Aujourd'hui, différentes disciplines se disputent l’exclusivité de l'hypnothérapie. Les médecins voudraient que seuls les titulaires d'un doctorat en médecine soit autorisés à pratiquer l'hypnose. Les lobby de psychothérapeutes qui ont déjà réussi à mettre la main sur ce titre essaient de limiter l'usage du terme de thérapeute (fonction sociale) et de condamner l'usage du titre d'hypnothérapeute par des personnes n'étant pas citées au registre des psychothérapeutes (la candidature à ce registre implique la signature d'une charte restreignant l'indépendance professionnelle et morale des praticiens et en particulier dans la pratique d'une discipline comme l'hypnothérapie).
Or l'hypnothérapie n'est pas un avatar de la psychothérapie mais une grille à part entière de lecture de la pathologie et un système de pédagogie thérapeutique psychosomatique très distinct dans ses principes et ses fonctionnements de la plupart des psychothérapies comportementales ou analytiques qui dominent la profession. L'hypnothérapie ne saurait être réduite à une psychothérapie parce qu'elle est une discipline psychosomatique avant tout, et ceci n'a été oublié que très récemment par la profession. Il est important de préserver cette autonomie de l'hypnothérapie afin de préserver la possibilité de continuer la construction d'une alternative au freudisme et au comportementalisme à travers une pratique de la transe hypnotique et de ses imitations et à travers une expertise de la communication suggestive qui en est la didactique.

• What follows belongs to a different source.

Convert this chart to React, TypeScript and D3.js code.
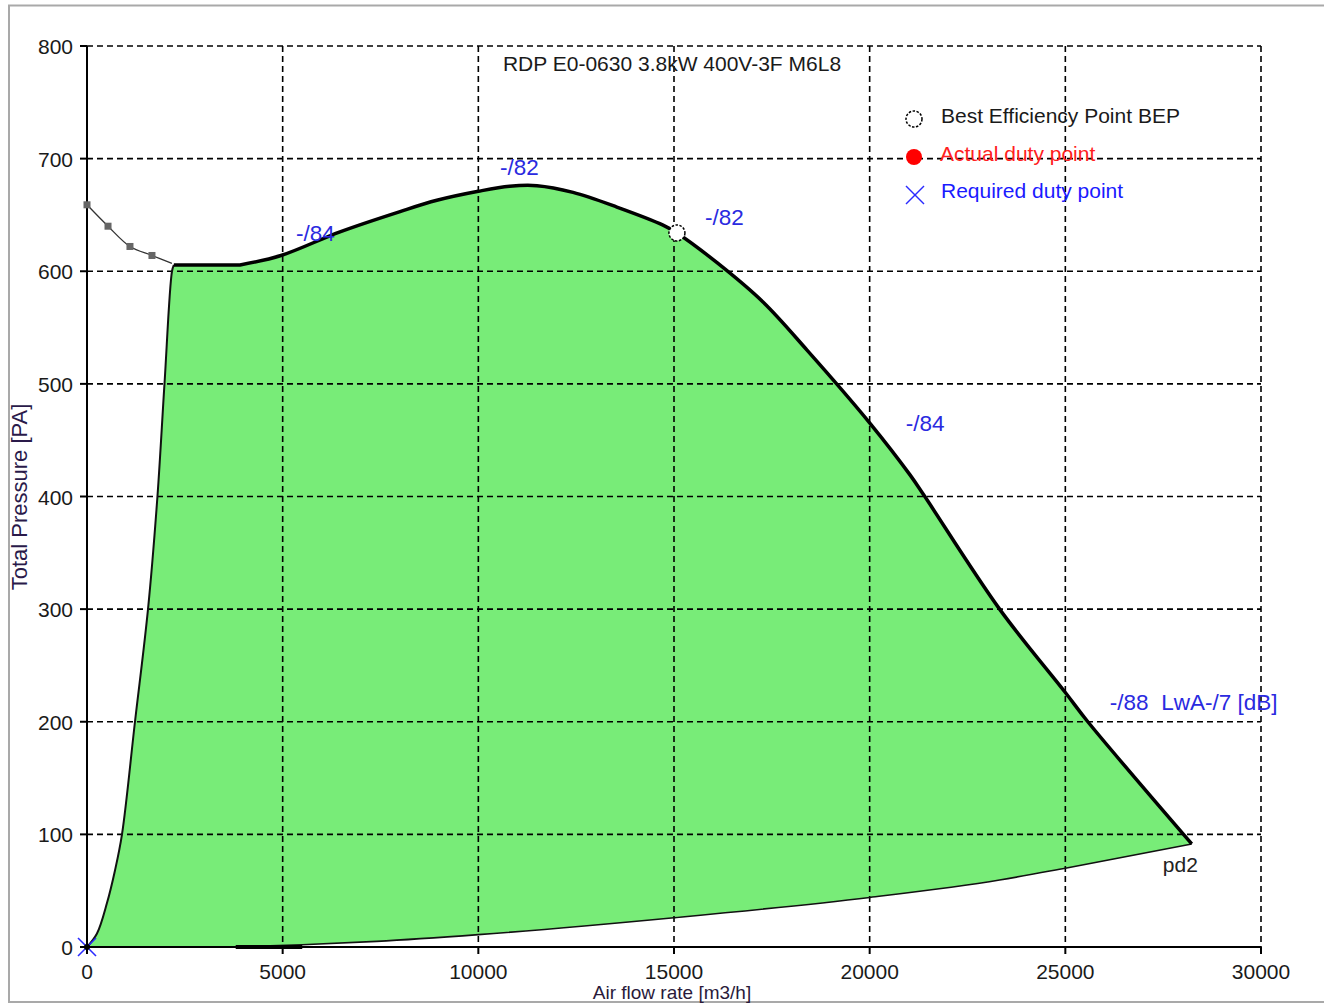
import React from "react";
import * as d3 from "d3";

// ---------- data ----------
const xTicks = [0, 5000, 10000, 15000, 20000, 25000, 30000];
const yTicks = [0, 100, 200, 300, 400, 500, 600, 700, 800];

// fan curve (upper boundary), [flow m3/h, pressure Pa]
const fanCurve: [number, number][] = [
  [3910, 605.6], [4957, 614], [6465, 635], [8000, 653], [8940, 663],
  [10000, 671], [10800, 675.5], [11500, 676], [12420, 670], [13540, 657],
  [14720, 641], [15075, 634], [16100, 607.6], [17274, 572.7], [18399, 530],
  [20009, 465], [21031, 419.2], [21414, 399.7], [23320, 300],
  [25000, 226], [25575, 200], [28230, 91.5],
];
// flat top at the left of the fan curve
const flatTop: [number, number][] = [[2220, 605.6], [3910, 605.6]];
// left boundary (min speed / stall line)
const leftCurve: [number, number][] = [
  [0, 0], [255, 12], [510, 39], [715, 68], [894, 100], [1226, 200],
  [1559, 300], [1800, 400], [1980, 500], [2172, 600], [2220, 605.6],
];
// lower boundary (system line to pd2)
const lowerCurve: [number, number][] = [
  [3800, 0], [5500, 2], [7400, 5], [10000, 11], [15000, 26],
  [20000, 44], [23320, 59.5], [25000, 70], [28230, 91.5],
];
// system curve with squares
const sysCurve: [number, number][] = [
  [0, 659], [537, 640], [1098, 622], [1660, 614], [2170, 607],
];
const sysMarkers: [number, number][] = [[0, 659], [537, 640], [1098, 622], [1660, 614]];

const bep: [number, number] = [15075, 634];
const requiredPoint: [number, number] = [0, 0];

const curveLabels = [
  { text: "-/84", flow: 5340, p: 627 },
  { text: "-/82", flow: 10552, p: 685.5 },
  { text: "-/82", flow: 15790, p: 641 },
  { text: "-/84", flow: 20925, p: 458 },
  { text: "-/88  LwA-/7 [dB]", flow: 26138, p: 210.5 },
];
const pd2Label = { text: "pd2", flow: 27492, p: 66.6 };

const title = "RDP E0-0630 3.8kW 400V-3F M6L8";
const legendItems = ["Best Efficiency Point BEP", "Actual duty point", "Required duty point"];
const xTitle = "Air flow rate [m3/h]";
const yTitle = "Total Pressure [PA]";

// ---------- layout ----------
const W = 1324, H = 1005;
const X0 = 87, X1 = 1261, Y0 = 947, Y1 = 46;
const FONT = "'Liberation Sans', Arial, sans-serif";

export default function App() {
  const x = d3.scaleLinear().domain([0, 30000]).range([X0, X1]);
  const y = d3.scaleLinear().domain([0, 800]).range([Y0, Y1]);

  const smooth = d3.line<[number, number]>().x(d => x(d[0])).y(d => y(d[1])).curve(d3.curveCatmullRom.alpha(0.5));
  const mono = d3.line<[number, number]>().x(d => x(d[0])).y(d => y(d[1])).curve(d3.curveMonotoneX);
  const straight = d3.line<[number, number]>().x(d => x(d[0])).y(d => y(d[1]));

  const leftD = smooth(leftCurve) || "";
  const flatD = straight(flatTop) || "";
  const fanD = smooth(fanCurve) || "";
  const lowerRev = [...lowerCurve].reverse();
  const lowerRevD = mono(lowerRev) || "";

  const fillD =
    leftD +
    flatD.replace(/^M/, "L") +
    fanD.replace(/^M/, "L") +
    lowerRevD.replace(/^M/, "L") +
    `L${x(0)},${y(0)}Z`;

  const gridDash = "6,4";
  const legX = 914;
  const legY = [119, 157, 195];

  return (
    <svg
      width={W}
      height={H}
      style={{ position: "absolute", left: 0, top: 0, background: "#fff" }}
      fontFamily={FONT}
    >
      {/* frame */}
      <rect x={9} y={5.5} width={1330} height={996.5} fill="#fff" stroke="#a9a9a9" strokeWidth={2} />

      {/* green region */}
      <path d={fillD} fill="#78ec78" stroke="none" />

      {/* grid */}
      {xTicks.filter(t => t > 0).map(t => (
        <line key={"gx" + t} x1={x(t)} x2={x(t)} y1={y(800)} y2={y(0)} stroke="#000" strokeWidth={1.6} strokeDasharray={gridDash} />
      ))}
      {yTicks.filter(t => t > 0).map(t => (
        <line key={"gy" + t} x1={x(0)} x2={x(30000)} y1={y(t)} y2={y(t)} stroke="#000" strokeWidth={1.6} strokeDasharray={gridDash} />
      ))}

      {/* axes */}
      <line x1={x(0)} x2={x(0)} y1={y(800)} y2={y(0)} stroke="#000" strokeWidth={2} />
      <line x1={x(0)} x2={x(30000)} y1={y(0)} y2={y(0)} stroke="#000" strokeWidth={2} />
      {yTicks.map(t => (
        <line key={"ty" + t} x1={x(0) - 7} x2={x(0)} y1={y(t)} y2={y(t)} stroke="#000" strokeWidth={2} />
      ))}
      {xTicks.map(t => (
        <line key={"tx" + t} x1={x(t)} x2={x(t)} y1={y(0)} y2={y(0) + 7} stroke="#000" strokeWidth={2} />
      ))}
      {yTicks.map(t => (
        <text key={"ly" + t} x={x(0) - 14} y={y(t) + 8} textAnchor="end" fontSize={21} fill="#1a1a1a">{t}</text>
      ))}
      {xTicks.map(t => (
        <text key={"lx" + t} x={x(t)} y={y(0) + 32} textAnchor="middle" fontSize={21} fill="#1a1a1a">{t}</text>
      ))}

      {/* boundary lines */}
      <path d={leftD} fill="none" stroke="#111" strokeWidth={2} />
      <path d={mono(lowerCurve) || ""} fill="none" stroke="#111" strokeWidth={1.6} />
      <line x1={x(lowerCurve[0][0])} x2={x(5500)} y1={y(0)} y2={y(0)} stroke="#000" strokeWidth={4} />
      <path d={flatD + fanD.replace(/^M/, "L")} fill="none" stroke="#000" strokeWidth={3.5} strokeLinejoin="round" />

      {/* system curve */}
      <path d={smooth(sysCurve) || ""} fill="none" stroke="#333" strokeWidth={1.3} />
      {sysMarkers.map((d, i) => (
        <rect key={"sm" + i} x={x(d[0]) - 3.5} y={y(d[1]) - 3.5} width={7} height={7} fill="#666" />
      ))}

      {/* BEP */}
      <circle cx={x(bep[0])} cy={y(bep[1])} r={8} fill="#fff" stroke="#000" strokeWidth={1.5} strokeDasharray="2.5,1.5" />

      {/* required point at origin */}
      <g transform={`translate(${x(requiredPoint[0])},${y(requiredPoint[1])})`}>
        <line x1={-9} y1={-9} x2={9} y2={9} stroke="#2b2bff" strokeWidth={1.6} />
        <line x1={-9} y1={9} x2={9} y2={-9} stroke="#2b2bff" strokeWidth={1.6} />
        <circle r={3} fill="#000" />
      </g>

      {/* curve labels */}
      {curveLabels.map((l, i) => (
        <text key={"cl" + i} x={x(l.flow)} y={y(l.p)} fontSize={22.5} fill="#2a2ae0" style={{ whiteSpace: "pre" }}>{l.text}</text>
      ))}
      <text x={x(pd2Label.flow)} y={y(pd2Label.p)} fontSize={21} fill="#222">{pd2Label.text}</text>

      {/* title */}
      <text x={672} y={71} textAnchor="middle" fontSize={21} fill="#1a1a1a">{title}</text>

      {/* legend */}
      <circle cx={legX} cy={legY[0]} r={8} fill="#fff" stroke="#000" strokeWidth={1.5} strokeDasharray="2.5,1.5" />
      <circle cx={legX} cy={legY[1]} r={8} fill="#ff0000" />
      <g transform={`translate(${legX + 1},${legY[2]})`}>
        <line x1={-9} y1={-9} x2={9} y2={9} stroke="#2b2bff" strokeWidth={1.5} />
        <line x1={-9} y1={9} x2={9} y2={-9} stroke="#2b2bff" strokeWidth={1.5} />
      </g>
      <text x={941} y={legY[0] + 4} fontSize={21} fill="#1a1a1a">{legendItems[0]}</text>
      <text x={940} y={legY[1] + 4} fontSize={21} fill="#ff2020">{legendItems[1]}</text>
      <text x={941} y={legY[2] + 3} fontSize={21} fill="#1a1aff">{legendItems[2]}</text>

      {/* axis titles */}
      <text x={672} y={999} textAnchor="middle" fontSize={19} fill="#2a1a3a">{xTitle}</text>
      <text transform={`translate(27,497) rotate(-90)`} textAnchor="middle" fontSize={22} fill="#2a1a4a">{yTitle}</text>
    </svg>
  );
}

L'hypnose est une discipline à la frontière des neurosciences, de la psychologie, de la communication, et de la pédagogie. Dans son versant thérapeutique, elle offre des perspectives de soin inouïes en tant qu'elle est l'application même d'une linguistique des neurosciences. Bien au-delà des thérapies comportementales et cognitives, bien au-delà de la psychanalyse, bien au-delà de la psychiatrie, elle sait se nourrir de toutes celles-ci comme elle les a nourries elle-même. Cependant, elle ne leur appartient pas. Et c’est faire insulte à cette noble pratique que de ne pas lui offrir d’être à elle seule une alternative à toutes ces thérapies pour offrir au public une voie d'évolution personnelle à la fois ancienne et à la pointe du progrès.

Cet affaiblissement de l'hypnothérapie comme système thérapeutique est aussi surtout la conséquence de l'abandon par les hypnothérapeutes eux-mêmes des recherches et même de la pratique de l'hypnose comme thérapie. Aujourd'hui, l'enseignement de l'hypnose met l'accent sur l'utilisation de l'hypnose comme état facilitant l'application de protocoles thérapeutiques issus d'autres champs de recherche. Cet aspect est riche et précieux. Mais il est regrettable qu'il occulte totalement la perspective extraordinaire qu'offre l'hypnose comme pédagogie thérapeutique des facultés neuropsychologiques et qui ne doit de compte à aucun autre champs de thérapie.